In The Royal Swordsmen, Ye brought to life the character of an ancient Chinese swordswoman that martial arts fans had only read about in wuxia, a genre of fiction that details the adventures of martial artists in ancient China. Many viewers of this genre born in the 1980s and '90s regard Ye as an inalienable part of their childhood memories as she breathed life into many classic wuxia roles.

Ye arriving at the 25th Hong Kong Film Awards in 2006. Photo: Getty Images
Ye arriving at the 25th Hong Kong Film Awards in 2006. Photo: Getty Images

In 2013, on a celebrity talk show, Ye revealed that: "At TVB, I worked 20 hours a day. We made 200 episodes a year, and every young actor or actress who gets promoted has a thorough training regime."
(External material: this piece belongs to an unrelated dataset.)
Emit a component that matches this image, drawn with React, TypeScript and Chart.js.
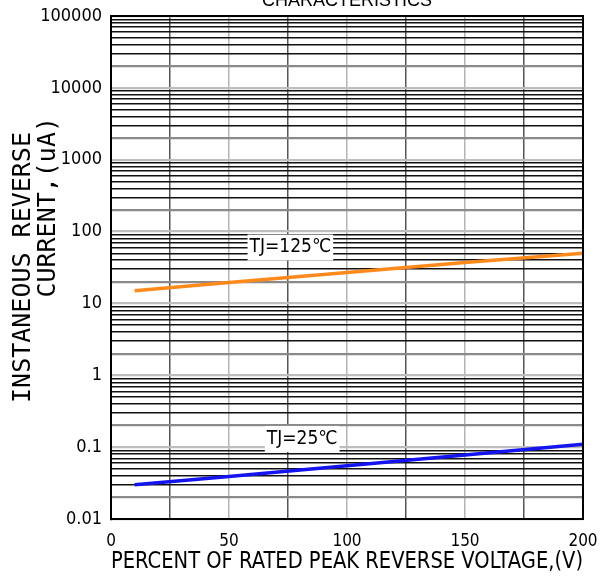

Ye's own contract with TVB ended in 2005, after which she accepted an offer to work on the big screen from the Rich & Famous Talent Management Group, which has worked with stars including Shu Qi, Anthony Wong Chau-sang and Denise Ho Wan-sze.

At the Hong Kong Film Awards in 2006, Ye was nominated for best new performer for her role in art house comedy Moonlight in Tokyo (2005), in which she starred alongside Leon Lai Ming and Chapman To Man-chat.

In 2009, she had a role in the action thriller Accident, which won her the best supporting actress gong at the 29th Hong Kong Film Awards in 2010.

Louis Koo Tin-lok with Ye in the movie Accident. Photo: Handout
Louis Koo Tin-lok with Ye in the movie Accident. Photo: Handout

Ye " who as recently as last year was still acting " has been exploring other opportunities outside acting. In 2011, she founded her own production company, Dongyang Ye Xuan Artists Agency Studio, and she has been both a screenwriter and producer.

In 2012, Ye produced and starred in The Ninth Widow, a widely watched series adaptation of a novel by prominent Chinese-American author Yan Geling. In the show, against a backdrop of famine and land reform in a Chinese village half a century ago, Ye plays a widow who hides her father-in-law in her cellar after he is wrongly branded an "evil landlord".

At the launch ceremony hosted by Chinese broadcaster Xiamen Television, Ye said she wrote the adaptation because she had not been able to put the book down when she read it. "When I was writing it, it felt like my own child," she said.

Athena starring Michelle Ye. Photo: Handout
Athena starring Michelle Ye. Photo: Handout

To make the character more real, complete and compelling, Ye lived in a remote village in Jiaozuo city, Henan province, for two months. The experience helped her write her script as she was able to observe first-hand the lives of farmers and village women.

Ye also wrote, produced and starred in 2013's television drama Athena, which was also screened in mainland China.

"I like being a screenwriter the most," Ye said in a 2018 interview with Chinese movie critic Shi Fan, "because the screenwriter is the most creative (role) and the actor or actress adds a second layer of creation … the actor or actress is a pen in the painter's hand. The real painter is the scriptwriter and the producer."